Nie bardzo rozumiem po co próbować "zaoszczędzić" kilka złotych ryzykując o wiele więcej???
Popatrzcie sobie na to co się dzieje gdy nie wymienia się oleju. Jak można się dowiedzieć z filmiku to jest silnik typowego auta 3-letniego z normalnym przebiegiem jak na takie auto w Stanach czyli 135k mil (trochę ponad 200k km), ale olej był w tym czasie zmieniony tylko raz lub dwa.

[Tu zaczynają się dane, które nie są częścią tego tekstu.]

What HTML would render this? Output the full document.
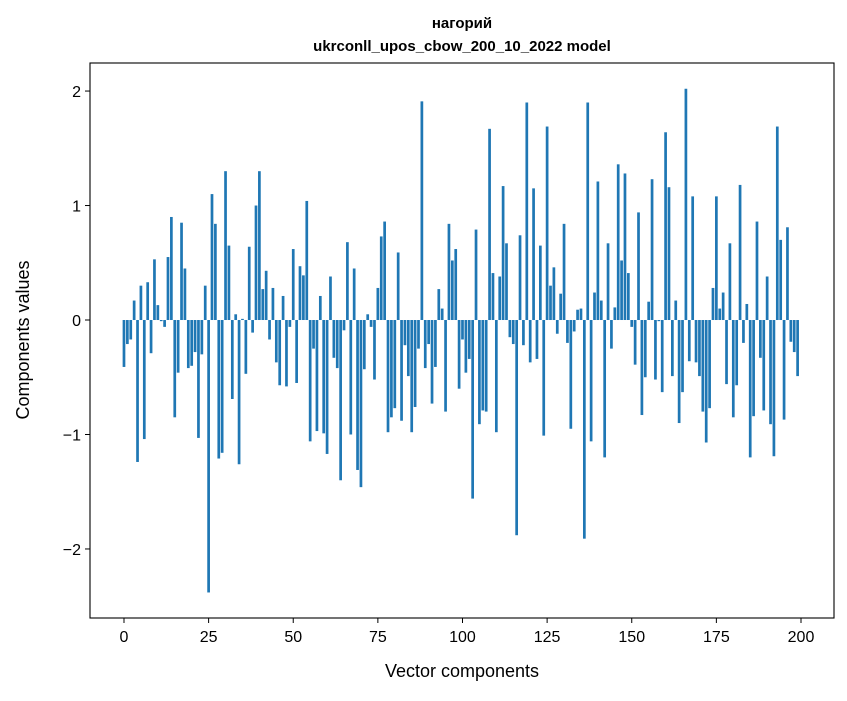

https://www.youtube.com/watch?v=KC-SxrsgEwoPowiedzmy, że tyle "ścierwa" zbiera się gdy pomiędzy wymianami było jakieś 100k km, ale gdyby było to np. 30k km (jak niektórzy sugerują, że można byłoby stosować taki przedział) - to syfu byłoby tylko mniej i trochę mniej by się osadzał w silniku, bo nie byłby aż w tak stałym stanie i część tego szlamu zlewało by się podczas tej wymiany. Ale nadal ten syf byłby w silniku i cały czas by go przybywało.
Jak się można zorientować koleś może nadal by jeździł tym autem, ale syf spowodował, że samochód nie mógł przejść badania technicznego (pewnie emisja spalin). I teraz jak zacznie komputer świrować i wyświetlać jakieś głupie błędy z powodu, że silnik zasyfiały, to przyjdzie wymienić z połowę auta i nadal nie będzie wiadomo dlaczego. Opłaca się takie kombinowanie komukolwiek??? Jak się komuś trafi jakiś egzemplarz, który odkupił od takiego sknery i ma mnóstwo problemów, to wiesza psy na nim, ale samemu na sobie to się nie widzi!!!???
Dla mnie 10k km pomiędzy wymianami to od dawna standard, a jeżeli nie osiąga się rocznie tyle wymiana raz do roku.
I wbrew pozorom to jest właśnie największa oszczędność - nie tylko finansowa - również czasu, którego nie trzeba potem poświęcać na niepotrzebne naprawy.